The other major limitation here is the wide-ranging quality of acting and the wooden delivery of the already clumsy dialogue that makes large portions of “Equal Standard” sound like a corporate training video designed to educate viewers on critical societal issues. Thankfully, Truvillion in one of the leading parts is an exception to this overarching shortcoming. As Chris, a good cop in a barrel of bad apples, he puts forth a performance that is in equal parts authentic and tender.

Before the movie’s chief incident changes his life forever, we observe Chris as he uses his authority for the good of his people while the world outside continues to react to the news of an innocent black man nonsensically and fatally shot by a white police officer. Despite being a Blue, similar troubles find Chris soon enough, when a white cop, Peter McKenzie (Rob Minutoli), confronts and searches him out of nowhere one night, refuses to believe the legitimacy of his police credentials and turns the confrontation violent, with Chris fatally shooting him out of self defense after getting injured by a gunshot himself.

Part of “Equal Standard” wrestles with examining this case from various angles. Unfortunately, it loses track of its narrative priorities elsewhere, both due to an overstuffed screenplay that superfluously insists upon giving everyone a voice and Pete Talamo’s scattershot editing, which further convolutes a story that is already bursting at the seams. At least the writer-director duo prove to be at ease with the material set in the streets of New York (mostly around Queens), with Cochrane capturing the city’s urban dynamics with some sense of visual rhythm, and Bryan vividly bringing to life two rival gangs seeking peace and truce at a time of turmoil.
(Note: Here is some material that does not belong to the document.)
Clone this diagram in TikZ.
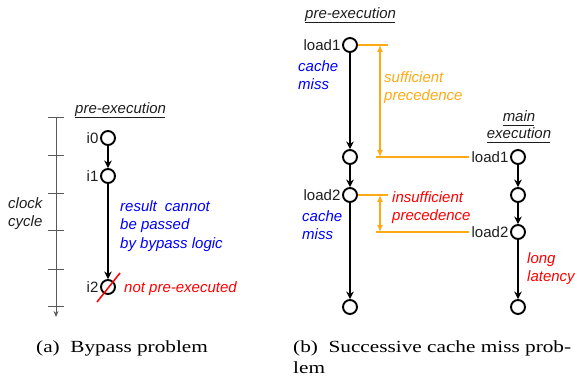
\documentclass[tikz,border=0pt]{standalone}
\usepackage{fontspec}
\setmainfont{Liberation Sans}
\newfontfamily\capfont[FakeStretch=1.25]{Liberation Serif}
\usetikzlibrary{arrows.meta,calc}
\definecolor{ora}{RGB}{255,170,20}
\definecolor{txt}{RGB}{30,30,30}
\definecolor{axisgray}{RGB}{90,90,90}
\begin{document}
\begin{tikzpicture}[x=1pt,y=-1pt,
  st/.style={circle,draw=black,line width=1.9pt,minimum size=14pt,inner sep=0pt},
  flow/.style={draw=black,line width=1.8pt,-{Stealth[length=7.5pt,width=7.5pt]}},
  lbl/.style={font=\fontsize{15}{18}\selectfont,text=txt,inner sep=0pt},
  itl/.style={font=\fontsize{15}{18}\selectfont\itshape,inner sep=0pt,anchor=base west},
  blu/.style={itl,text=blue},
  rd/.style={itl,text=red},
  org/.style={itl,text=ora},
  gr/.style={itl,text=txt},
  uline/.style={draw=txt,line width=0.9pt},
  oline/.style={draw=ora,line width=1.3pt},
  oarr/.style={oline,{Latex[length=7pt,width=6pt]}-{Latex[length=7pt,width=6pt]}},
  axisline/.style={draw=axisgray,line width=1pt},
  captxt/.style={font=\capfont\fontsize{17}{21}\selectfont,inner sep=0pt,anchor=base west}]
\useasboundingbox (0,0) rectangle (575,379);

% ---------------- (a) ----------------
\draw[axisline,-{Stealth[length=6pt,width=5pt]}] (56,118) -- (56,317);
\foreach \yy in {118,156,194,231,269,306} \draw[axisline] (48,\yy) -- (64,\yy);
\node[gr] (clk1) at (8,209) {clock};
\node[gr] (clk2) at (8,227) {cycle};

\node[itl,text=txt] (pre1) at (75,114) {pre-execution};
\draw[uline] ($(pre1.base west)+(0,3)$) -- ($(pre1.base east)+(-1,3)$);

\node[st] (i0) at (108,138) {};
\node[st] (i1) at (108,176) {};
\node[st] (i2) at (108,287) {};
\node[lbl,anchor=east] (i0l) at ($(i0.west)+(-1.5,0)$) {i0};
\node[lbl,anchor=east] (i1l) at ($(i1.west)+(-1.5,0)$) {i1};
\node[lbl,anchor=east] (i2l) at ($(i2.west)+(-1.5,0)$) {i2};
\draw[flow] (i0) -- (i1);
\draw[flow] (i1) -- (i2);
\draw[red,line width=1.5pt] ($(i2)+(-11,15)$) -- ($(i2)+(12,-14)$);

\node[blu] (r1) at (120,212) {result\hspace{8pt}cannot};
\node[blu] (r2) at (120,230) {be passed};
\node[blu] (r3) at (120,248) {by bypass logic};
\node[rd] (npe) at (124,292) {not pre-executed};

\node[captxt] (capa) at (36,352) {(a)\ \ Bypass problem};

% ---------------- (b) ----------------
\node[itl,text=txt] (pre2) at (305,19) {pre-execution};
\draw[uline] ($(pre2.base west)+(0,3)$) -- ($(pre2.base east)+(-1,3)$);
\node[itl,text=txt,anchor=base] (me1) at (519,122) {main};
\draw[uline] ($(me1.base west)+(0,3)$) -- ($(me1.base east)+(-1,3)$);
\node[itl,text=txt,anchor=base] (me2) at (519,139) {execution};
\draw[uline] ($(me2.base west)+(0,3)$) -- ($(me2.base east)+(-1,3)$);

\node[st] (a1) at (350,45) {};
\node[st] (a2) at (350,157) {};
\node[st] (a3) at (350,195) {};
\node[st] (a4) at (350,307) {};
\node[lbl,anchor=east] (a1l) at ($(a1.west)+(-1.5,0)$) {load1};
\node[lbl,anchor=east] (a3l) at ($(a3.west)+(-1.5,0)$) {load2};
\draw[flow] (a1) -- (a2);
\draw[flow] (a2) -- (a3);
\draw[flow] (a3) -- (a4);

\node[st] (b1) at (518,157) {};
\node[st] (b2) at (518,195) {};
\node[st] (b3) at (518,232) {};
\node[st] (b4) at (518,307) {};
\node[lbl,anchor=east] (b1l) at ($(b1.west)+(-1.5,0)$) {load1};
\node[lbl,anchor=east] (b3l) at ($(b3.west)+(-1.5,0)$) {load2};
\draw[flow] (b1) -- (b2);
\draw[flow] (b2) -- (b3);
\draw[flow] (b3) -- (b4);

\node[blu] (cm1) at (298,72) {cache};
\node[blu] (cm2) at (298,90) {miss};
\node[blu] (cm3) at (302,222) {cache};
\node[blu] (cm4) at (302,240) {miss};

% sufficient precedence
\coordinate (s1e) at (388,45);
\coordinate (s1t) at (380,45);
\coordinate (s1s) at (376,157);
\coordinate (s1b) at (380,157);
\draw[oline] (a1.east) -- (s1e);
\draw[oline] (s1s) -- ($(b1l.west)+(-2,0)$);
\draw[oarr] (s1t) -- (s1b);
\node[org] (sp1) at (384,83) {sufficient};
\node[org] (sp2) at (384,101) {precedence};

% insufficient precedence
\coordinate (s2e) at (388,195);
\coordinate (s2t) at (380,195);
\coordinate (s2s) at (376,232);
\coordinate (s2b) at (380,232);
\draw[oline] (a3.east) -- (s2e);
\draw[oline] (s2s) -- ($(b3l.west)+(-2,0)$);
\draw[oarr] (s2t) -- (s2b);
\node[rd] (ip1) at (392,203) {insufficient};
\node[rd] (ip2) at (392,221) {precedence};

\node[rd] (ll1) at (527,263) {long};
\node[rd] (ll2) at (527,281) {latency};

\node[captxt] (capb1) at (293,352) {(b)\ \ Successive cache miss prob-};
\node[captxt] (capb2) at (293,373) {lem};
\end{tikzpicture}
\end{document}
While these are some of the more successful scenes of “Equal Standard,” with a number of roles played by Ice-T (also an executive producer), Hassan Johnson and Fredro Starr, they are also among the film’s most distracting, keeping the audience away from the main dramatic tension Chris gets wrapped up in for unwelcome amounts of time. But when the movie switches its focus back to him, it actually manages to remain somewhat compelling, following both McKenzie’s surviving family — including his agitated and racist brother, Josh (Brad Fleischer), looking to ignite violence in revenge, and more sensible sibling, Kevin (Chris Kerson) — as well as the painstaking bureau investigations that try to get to the bottom of the deadly events between Chris and Peter.

Compared to other recent and more successful films with themes at the intersection of law enforcement and racial identity (such as “Black and Blue” and especially “The Hate U Give”), “Equal Standard” comes across as both naive and a missed opportunity that bafflingly fails to engage with even the most basic of its arguments beyond surface level. Between their frequent and haphazard changes in perspective and lecture-like scenes for an already converted crowd, Cochrane and Bryan sadly deliver something hollow and inconclusive.